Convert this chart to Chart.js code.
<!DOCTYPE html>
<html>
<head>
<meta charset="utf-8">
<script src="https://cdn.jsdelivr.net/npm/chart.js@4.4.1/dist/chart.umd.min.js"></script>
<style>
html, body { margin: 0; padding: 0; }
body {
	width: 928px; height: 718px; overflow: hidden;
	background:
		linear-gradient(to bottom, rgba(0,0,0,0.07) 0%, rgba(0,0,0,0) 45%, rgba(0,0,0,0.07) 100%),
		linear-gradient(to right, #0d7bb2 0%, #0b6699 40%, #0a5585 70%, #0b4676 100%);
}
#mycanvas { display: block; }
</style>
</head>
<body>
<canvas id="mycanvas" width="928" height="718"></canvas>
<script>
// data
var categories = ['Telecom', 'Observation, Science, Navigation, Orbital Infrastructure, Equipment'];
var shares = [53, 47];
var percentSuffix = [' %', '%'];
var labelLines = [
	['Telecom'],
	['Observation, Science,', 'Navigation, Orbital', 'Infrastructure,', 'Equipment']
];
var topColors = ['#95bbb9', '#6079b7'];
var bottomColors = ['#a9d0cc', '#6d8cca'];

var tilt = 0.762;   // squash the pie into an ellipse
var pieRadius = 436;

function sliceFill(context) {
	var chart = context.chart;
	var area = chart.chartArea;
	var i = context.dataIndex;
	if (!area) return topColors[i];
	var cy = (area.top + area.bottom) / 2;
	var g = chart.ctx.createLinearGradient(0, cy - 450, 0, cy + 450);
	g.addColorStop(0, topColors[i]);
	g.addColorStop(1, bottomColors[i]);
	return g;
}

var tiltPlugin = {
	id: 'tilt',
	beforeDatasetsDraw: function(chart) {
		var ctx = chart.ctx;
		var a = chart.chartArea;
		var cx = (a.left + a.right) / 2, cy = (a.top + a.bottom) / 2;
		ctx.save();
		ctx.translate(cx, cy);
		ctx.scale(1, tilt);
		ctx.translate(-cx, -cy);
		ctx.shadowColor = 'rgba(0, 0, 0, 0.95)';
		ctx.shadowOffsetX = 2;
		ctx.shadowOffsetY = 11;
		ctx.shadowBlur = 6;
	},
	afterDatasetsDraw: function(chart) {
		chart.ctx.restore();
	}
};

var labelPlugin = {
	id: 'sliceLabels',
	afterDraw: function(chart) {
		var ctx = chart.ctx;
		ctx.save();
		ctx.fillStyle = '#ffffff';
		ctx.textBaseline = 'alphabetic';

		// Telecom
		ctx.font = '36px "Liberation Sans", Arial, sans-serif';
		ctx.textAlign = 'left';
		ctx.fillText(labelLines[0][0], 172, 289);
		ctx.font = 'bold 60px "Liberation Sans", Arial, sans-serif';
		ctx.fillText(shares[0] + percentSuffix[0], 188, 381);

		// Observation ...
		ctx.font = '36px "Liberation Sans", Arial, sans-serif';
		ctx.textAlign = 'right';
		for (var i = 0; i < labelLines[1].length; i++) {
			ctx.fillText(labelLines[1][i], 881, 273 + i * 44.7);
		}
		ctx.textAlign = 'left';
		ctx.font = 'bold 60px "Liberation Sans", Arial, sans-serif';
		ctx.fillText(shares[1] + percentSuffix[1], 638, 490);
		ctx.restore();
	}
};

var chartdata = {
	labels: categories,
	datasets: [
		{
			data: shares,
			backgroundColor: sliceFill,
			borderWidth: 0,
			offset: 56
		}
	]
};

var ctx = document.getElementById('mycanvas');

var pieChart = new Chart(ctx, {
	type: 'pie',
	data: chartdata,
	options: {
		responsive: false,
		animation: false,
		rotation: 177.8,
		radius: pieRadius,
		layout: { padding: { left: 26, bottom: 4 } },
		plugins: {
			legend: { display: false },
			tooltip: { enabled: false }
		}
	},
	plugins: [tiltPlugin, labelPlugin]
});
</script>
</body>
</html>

### What is required
Write the data from above out again, exactly.

### Problem solution
Convert this chart to Chart.js code.
<!DOCTYPE html>
<html>
<head>
<meta charset="utf-8">
<script src="https://cdn.jsdelivr.net/npm/chart.js@4.4.1/dist/chart.umd.min.js"></script>
<style>
html, body { margin: 0; padding: 0; }
body {
	width: 928px; height: 718px; overflow: hidden;
	background:
		linear-gradient(to bottom, rgba(0,0,0,0.07) 0%, rgba(0,0,0,0) 45%, rgba(0,0,0,0.07) 100%),
		linear-gradient(to right, #0d7bb2 0%, #0b6699 40%, #0a5585 70%, #0b4676 100%);
}
#mycanvas { display: block; }
</style>
</head>
<body>
<canvas id="mycanvas" width="928" height="718"></canvas>
<script>
// data
var categories = ['Telecom', 'Observation, Science, Navigation, Orbital Infrastructure, Equipment'];
var shares = [53, 47];
var percentSuffix = [' %', '%'];
var labelLines = [
	['Telecom'],
	['Observation, Science,', 'Navigation, Orbital', 'Infrastructure,', 'Equipment']
];
var topColors = ['#95bbb9', '#6079b7'];
var bottomColors = ['#a9d0cc', '#6d8cca'];

var tilt = 0.762;   // squash the pie into an ellipse
var pieRadius = 436;

function sliceFill(context) {
	var chart = context.chart;
	var area = chart.chartArea;
	var i = context.dataIndex;
	if (!area) return topColors[i];
	var cy = (area.top + area.bottom) / 2;
	var g = chart.ctx.createLinearGradient(0, cy - 450, 0, cy + 450);
	g.addColorStop(0, topColors[i]);
	g.addColorStop(1, bottomColors[i]);
	return g;
}

var tiltPlugin = {
	id: 'tilt',
	beforeDatasetsDraw: function(chart) {
		var ctx = chart.ctx;
		var a = chart.chartArea;
		var cx = (a.left + a.right) / 2, cy = (a.top + a.bottom) / 2;
		ctx.save();
		ctx.translate(cx, cy);
		ctx.scale(1, tilt);
		ctx.translate(-cx, -cy);
		ctx.shadowColor = 'rgba(0, 0, 0, 0.95)';
		ctx.shadowOffsetX = 2;
		ctx.shadowOffsetY = 11;
		ctx.shadowBlur = 6;
	},
	afterDatasetsDraw: function(chart) {
		chart.ctx.restore();
	}
};

var labelPlugin = {
	id: 'sliceLabels',
	afterDraw: function(chart) {
		var ctx = chart.ctx;
		ctx.save();
		ctx.fillStyle = '#ffffff';
		ctx.textBaseline = 'alphabetic';

		// Telecom
		ctx.font = '36px "Liberation Sans", Arial, sans-serif';
		ctx.textAlign = 'left';
		ctx.fillText(labelLines[0][0], 172, 289);
		ctx.font = 'bold 60px "Liberation Sans", Arial, sans-serif';
		ctx.fillText(shares[0] + percentSuffix[0], 188, 381);

		// Observation ...
		ctx.font = '36px "Liberation Sans", Arial, sans-serif';
		ctx.textAlign = 'right';
		for (var i = 0; i < labelLines[1].length; i++) {
			ctx.fillText(labelLines[1][i], 881, 273 + i * 44.7);
		}
		ctx.textAlign = 'left';
		ctx.font = 'bold 60px "Liberation Sans", Arial, sans-serif';
		ctx.fillText(shares[1] + percentSuffix[1], 638, 490);
		ctx.restore();
	}
};

var chartdata = {
	labels: categories,
	datasets: [
		{
			data: shares,
			backgroundColor: sliceFill,
			borderWidth: 0,
			offset: 56
		}
	]
};

var ctx = document.getElementById('mycanvas');

var pieChart = new Chart(ctx, {
	type: 'pie',
	data: chartdata,
	options: {
		responsive: false,
		animation: false,
		rotation: 177.8,
		radius: pieRadius,
		layout: { padding: { left: 26, bottom: 4 } },
		plugins: {
			legend: { display: false },
			tooltip: { enabled: false }
		}
	},
	plugins: [tiltPlugin, labelPlugin]
});
</script>
</body>
</html>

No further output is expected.